The anime's opening theme is "Signal Graph" (シグナルグラフ) by Annabel, and the ending theme is "Kaze no Naka no Primrose" (風のなかのプリムローズ) by Ceui. The single for "Signal Graph" was released on July 25, 2012, and the single for "Kaze no Naka no Primrose" was released on August 8, 2012. The insert song "Hello Mellow" (ハローメロウ) by Annabel is used in episode one.

==Reception==
From June to October 2010, Love, Election and Chocolate ranked three times in the top ten in national PC game pre-orders in Japan. The rankings were at No. 9 from June to August, No. 6 from August to September, and No. 3 from September to October. The game ranked four times in the top 50 in terms of national sales of PC games in Japan. The rankings were at No. 1 for October 2010, No. 19 for November 2010, No. 33 for December 2010, and No. 48 for January 2011. The Windows version released to commemorate the anime adaptation ranked at No. 33 in terms of sales in December 2011. The game was the fifth best-selling title on Getchu.com, a major redistributor of visual novel and domestic anime products, for the year of 2010.

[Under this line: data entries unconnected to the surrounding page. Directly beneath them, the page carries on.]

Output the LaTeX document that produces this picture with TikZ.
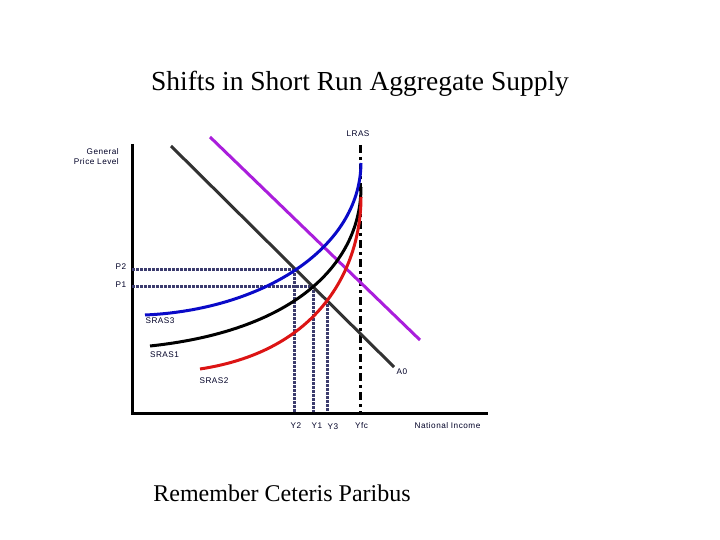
\documentclass[tikz,border=0pt]{standalone}
\usepackage{fontspec}
\setmainfont{Liberation Serif}
\newfontfamily\lblfont[LetterSpace=6]{Liberation Sans}
\begin{document}
\begin{tikzpicture}[x=1pt,y=-1pt,
  lbl/.style={font=\lblfont\fontsize{8.2}{10}\selectfont, text=black!75!blue!60!black, inner sep=0pt},
  axis/.style={line width=3pt, black},
  curve/.style={line width=3pt},
  guide/.style={line width=3pt, dash pattern=on 2.5pt off 1.5pt},
  lras/.style={line width=3pt, black, dash pattern=on 8pt off 4pt on 3pt off 4pt}]
\useasboundingbox (0,0) rectangle (720,540);
\definecolor{sblue}{RGB}{10,10,200}
\definecolor{sred}{RGB}{220,20,20}
\definecolor{spurple}{RGB}{170,30,220}
\definecolor{sgray}{RGB}{50,50,50}
\definecolor{sguide}{RGB}{60,60,110}
% titles
\node[font=\fontsize{27.5}{30}\selectfont] (title) at (360,84) {Shifts in Short Run Aggregate Supply};
\node[font=\fontsize{24}{26}\selectfont] (remember) at (282,493) {Remember Ceteris Paribus};
% axes
\coordinate (ytop) at (132,144);
\coordinate (origin) at (132,413);
\coordinate (xend) at (488,413);
\draw[axis] (ytop) -- (origin) -- (xend);
% LRAS
\coordinate (lrastop) at (360,145);
\coordinate (lrasbot) at (360,412);
\draw[lras] (lrastop) -- (lrasbot);
% guide lines
\coordinate (p2l) at (132,269); \coordinate (p2r) at (295,269);
\coordinate (p1l) at (132,286); \coordinate (p1r) at (313,286);
\coordinate (y2t) at (294,269); \coordinate (y2b) at (294,412);
\coordinate (y1t) at (313,286); \coordinate (y1b) at (313,412);
\coordinate (y3t) at (327,300); \coordinate (y3b) at (327,412);
\draw[guide, color=sguide] (p2l) -- (p2r);
\draw[guide, color=sguide] (p1l) -- (p1r);
\draw[guide, color=sguide] (y2t) -- (y2b);
\draw[guide, color=sguide] (y1t) -- (y1b);
\draw[guide, color=sguide] (y3t) -- (y3b);
% AD line
\coordinate (adtop) at (171,146);
\coordinate (adbot) at (394,367);
\draw[curve, sgray] (adtop) -- (adbot);
% purple line
\coordinate (pttop) at (210,137);
\coordinate (ptbot) at (420,340);
\draw[curve, spurple] (pttop) -- (ptbot);
% SRAS curves
\coordinate (s3a) at (145,315); \coordinate (s3b) at (361,163);
\coordinate (s1a) at (150,346); \coordinate (s1b) at (361,187);
\coordinate (s2a) at (200,369); \coordinate (s2b) at (361,197);
\draw[curve, sblue] (s3a) .. controls (260,310) and (360,250) .. (s3b);
\draw[curve, black] (s1a) .. controls (300,330) and (361,260) .. (s1b);
\draw[curve, sred] (s2a) .. controls (325,350) and (361,262) .. (s2b);
% labels
\node[lbl] (lraslbl) at (358,134) {LRAS};
\node[lbl, anchor=north east, align=right] (gpl) at (119,148) {General\\Price Level};
\node[lbl] (p2lbl) at (121,267) {P2};
\node[lbl] (p1lbl) at (121,285) {P1};
\node[lbl] (sras3) at (160,321) {SRAS3};
\node[lbl] (sras1) at (164.5,355) {SRAS1};
\node[lbl] (sras2) at (214,381) {SRAS2};
\node[lbl] (a0) at (402,372) {A0};
\node[lbl] (y2lbl) at (296,425.5) {Y2};
\node[lbl] (y1lbl) at (317,425.5) {Y1};
\node[lbl] (y3lbl) at (333,427) {Y3};
\node[lbl] (yfc) at (361.5,425.5) {Yfc};
\node[lbl] (natinc) at (447.5,425.5) {National Income};
\end{tikzpicture}
\end{document}
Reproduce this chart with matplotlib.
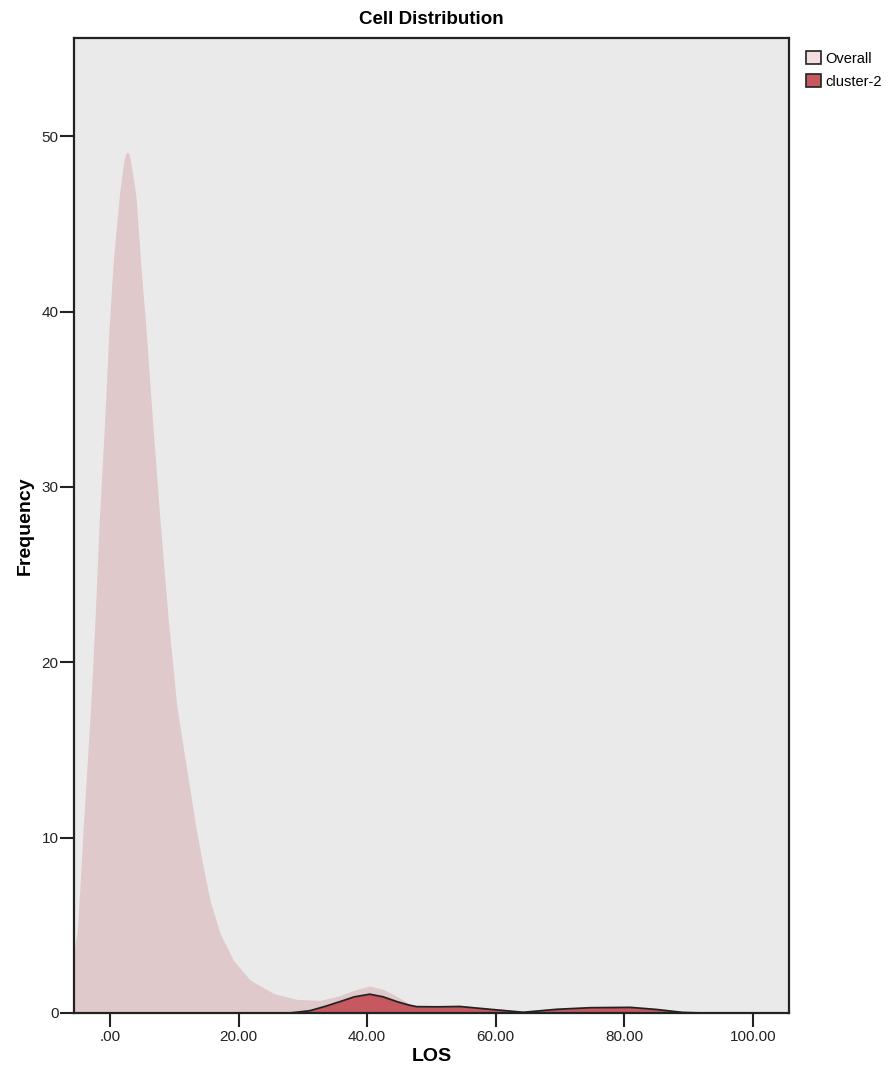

In Getchu.com's 2010 game ranking, Love, Election and Chocolate placed 4th in Graphics, 8th in Scenario, 8th in Music, 11th in Movie, and 6th overall. Satsuki Shinonome was voted the 14th best character from games released that year. The PSP version of Love, Election and Chocolate sold 16,743 copies in the week it was released, making it the seventh best selling non-PC game in Japan that week.